The largest city in western Massachusetts is looking to crack down on an all too common urban nuisance – illegally operated dirt bikes.
Law enforcement in Massachusetts can ticket and fine people who are caught unlawfully operating a dirt bike on a public street. But the Springfield Police Department wants to be able to take the offending vehicle out of commission permanently.
"What I would like to see is that it is siezed and it is destroyed," said Springfield Police Sergeant Mel Kwatowski, who heads the department’s traffic division, as he endorsed a proposed local ordinance that would allow officers to confiscate and seek a court-ordered forfeiture of off-road vehicles in cases where the operators are cited for driving dangerously, exceeding noise limits, or storing the vehicle inside a residence.

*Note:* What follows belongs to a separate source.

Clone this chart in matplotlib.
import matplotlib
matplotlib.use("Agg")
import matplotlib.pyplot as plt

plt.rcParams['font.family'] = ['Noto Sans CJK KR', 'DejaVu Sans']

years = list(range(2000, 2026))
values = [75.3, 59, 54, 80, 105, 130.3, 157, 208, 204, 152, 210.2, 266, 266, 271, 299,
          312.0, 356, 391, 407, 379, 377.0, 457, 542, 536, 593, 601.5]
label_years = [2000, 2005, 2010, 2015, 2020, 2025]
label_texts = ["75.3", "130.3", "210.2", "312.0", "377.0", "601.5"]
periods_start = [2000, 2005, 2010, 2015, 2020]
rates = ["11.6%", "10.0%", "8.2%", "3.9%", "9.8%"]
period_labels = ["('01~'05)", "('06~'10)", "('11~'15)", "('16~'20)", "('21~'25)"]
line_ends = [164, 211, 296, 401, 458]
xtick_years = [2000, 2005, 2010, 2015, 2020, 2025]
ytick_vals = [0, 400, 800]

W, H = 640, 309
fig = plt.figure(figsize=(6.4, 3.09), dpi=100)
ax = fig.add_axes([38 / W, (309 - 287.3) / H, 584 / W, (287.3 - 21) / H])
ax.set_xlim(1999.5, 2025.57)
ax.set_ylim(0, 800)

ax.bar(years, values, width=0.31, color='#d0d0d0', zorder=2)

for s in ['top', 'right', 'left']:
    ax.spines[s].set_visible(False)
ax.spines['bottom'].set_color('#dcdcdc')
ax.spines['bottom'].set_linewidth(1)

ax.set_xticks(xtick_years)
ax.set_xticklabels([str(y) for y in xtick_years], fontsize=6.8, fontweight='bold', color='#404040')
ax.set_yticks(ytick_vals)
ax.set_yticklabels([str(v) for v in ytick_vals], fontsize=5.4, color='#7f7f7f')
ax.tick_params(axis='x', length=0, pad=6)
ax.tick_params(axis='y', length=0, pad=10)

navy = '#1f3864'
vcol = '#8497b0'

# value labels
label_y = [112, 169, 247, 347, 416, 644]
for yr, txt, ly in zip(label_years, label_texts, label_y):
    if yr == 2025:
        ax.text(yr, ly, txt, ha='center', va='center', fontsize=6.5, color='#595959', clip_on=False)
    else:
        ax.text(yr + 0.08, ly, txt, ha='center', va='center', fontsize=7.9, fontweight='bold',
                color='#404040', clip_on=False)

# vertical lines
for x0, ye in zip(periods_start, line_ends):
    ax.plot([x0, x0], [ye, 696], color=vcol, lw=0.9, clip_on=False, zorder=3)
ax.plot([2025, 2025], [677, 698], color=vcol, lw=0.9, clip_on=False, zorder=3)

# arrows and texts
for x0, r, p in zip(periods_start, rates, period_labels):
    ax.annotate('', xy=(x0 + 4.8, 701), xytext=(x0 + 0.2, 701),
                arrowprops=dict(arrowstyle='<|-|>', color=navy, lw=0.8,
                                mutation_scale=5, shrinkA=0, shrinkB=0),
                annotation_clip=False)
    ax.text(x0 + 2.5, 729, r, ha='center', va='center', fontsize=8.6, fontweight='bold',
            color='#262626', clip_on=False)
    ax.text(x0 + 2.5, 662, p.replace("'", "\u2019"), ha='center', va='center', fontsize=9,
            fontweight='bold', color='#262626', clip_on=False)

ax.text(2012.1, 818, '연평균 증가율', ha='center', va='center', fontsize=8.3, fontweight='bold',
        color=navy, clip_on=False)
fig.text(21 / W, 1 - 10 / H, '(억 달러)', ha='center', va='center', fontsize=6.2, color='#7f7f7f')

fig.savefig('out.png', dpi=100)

The Springfield City Council Monday will consider petitioning the state legislature to approve a special act that would allow Springfield police to impound recreational and off-road vehicles and seek a forfeiture hearing.
City Councilor Orlando Ramos, who chairs the Public Safety Committee, sponsored the legislation.
"When it is the legal owner who is illegally operating the vehicle on the roads we want to make sure we create a process to give our law enforcement officers the tools they need," said Ramos.
Separately, the City Council will consider an ordinance that would stiffen fines for breaking existing laws about off-road vehicle use. Some violations would carry a maximum penalty of $2,500 for a second offense.
Dirt bikes racing up and down streets, weaving in and out of traffic, and revving engines are among the top “quality-of-life” complaints directed to the police, according to Springfield Police Department spokesman Ryan Walsh.
Since last October, three people have been killed in dirt bike crashes in Springfield.
"It is everything from a public safety issue to a nuisance in the city," said Walsh.
Police do not attempt to pursue dirt bikes on city streets, but will use surveillance cameras, tips from neighbors and other sources to identify the operators and find out where the vehicles are being garaged.
" They are monitored, but not pursued," explained Walsh. "When you pursue them it becomes a dangerous situation for everyone involved."
He said the police are currently storing about 40 dirt bikes that were confiscated and have gone unclaimed by their owners.
" Right now they are just sitting there in a storage bin, so crushing them would be an option to get rid of them," said Walsh. " If you resell them a lot could end up getting back in the wrong hands again."
In addition to dirt bikes, the proposed act in Springfield would apply to all-terrain vehicles and snowmobiles.